A provision in the federal energy bill passed by the House of Representatives last week could tack $260 onto the average Long Island water bill.

The add-on would pay for the cleanup of a carcinogenic gasoline additive, MTBE, that for decades has been leaking into the ground, posing a growing threat to the island's drinking-water supply.

Sen. Chuck Schumer (D-N.Y.) vowed yesterday to filibuster the bill in the Senate - unless the provision, which protects oil companies from having to foot the bill for the cleanup, is removed.

"This is the worst special-interest giveaway to polluters that I've seen in my 30-year political career," Schumer said.

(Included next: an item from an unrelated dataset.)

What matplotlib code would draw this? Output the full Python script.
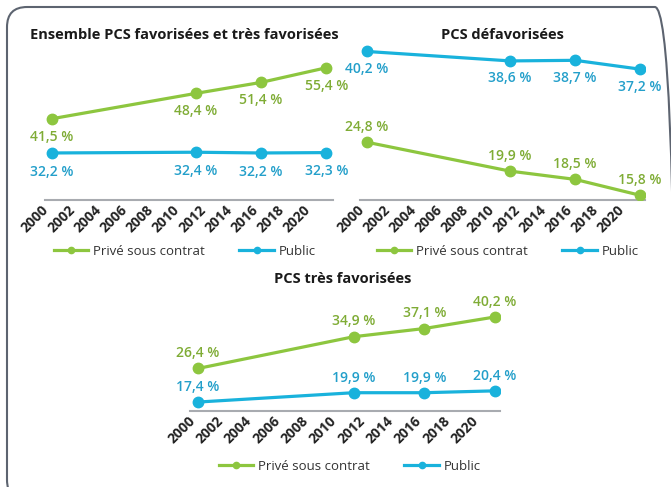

New York's senior senator also released a list of 30 newly discovered spills on or near Long Island water supply wells. Most of these leaks occur from faulty tanks under gas stations.

That brings the number of Long Island gas spills not meeting cleanup standards up to 1,600, said Walter Hang,
president of Toxic Targeting, Inc., an environmental watchdog group.

"These gas stations sometimes don't get cleaned up for 20 years," Hang said.

MTBE - methyl tertiary butyl ether - is more dangerous than some other gas additives because it is water- soluble, meaning it blends right into water once it makes contact with it, Hang said. "It migrates really far, really fast. It's like sugar dissolving in coffee," he said.

Oil companies began using MTBE in 1979 to cut air pollution, but in the early 1990s, the chemical was found to quickly leak into ground water. MTBE exposure can lead to headaches and nausea, and has caused cancer and birth defects in laboratory animals.

The gas additive is now illegal in New York state - but there still is a lot of it in the ground. And though the chemical has not been found in Long Island's underground drinking water yet - as it has in thousands of communities nationwide - officials said the local threat is growing.

"We're in immediate danger," said Paul Granger, superintendent of the Plainview Water District. "Oil companies created the danger, and they should fix it."

After MTBE was found in the drinking water in upstate Fort Montgomery, near West Point, locals last year sued two big oil companies. The provision in the new energy bill protects oil companies from such lawsuits.

House Majority Leader Tom DeLay, whose Texas district includes big oil concerns, pushed for the provision to
be part of the energy bill.

"Tom DeLay is helping his Texas oil business friends," Schumer said. "They're saying we can't sue" - and
pushing the cost of the cleanup onto taxpayers, he said.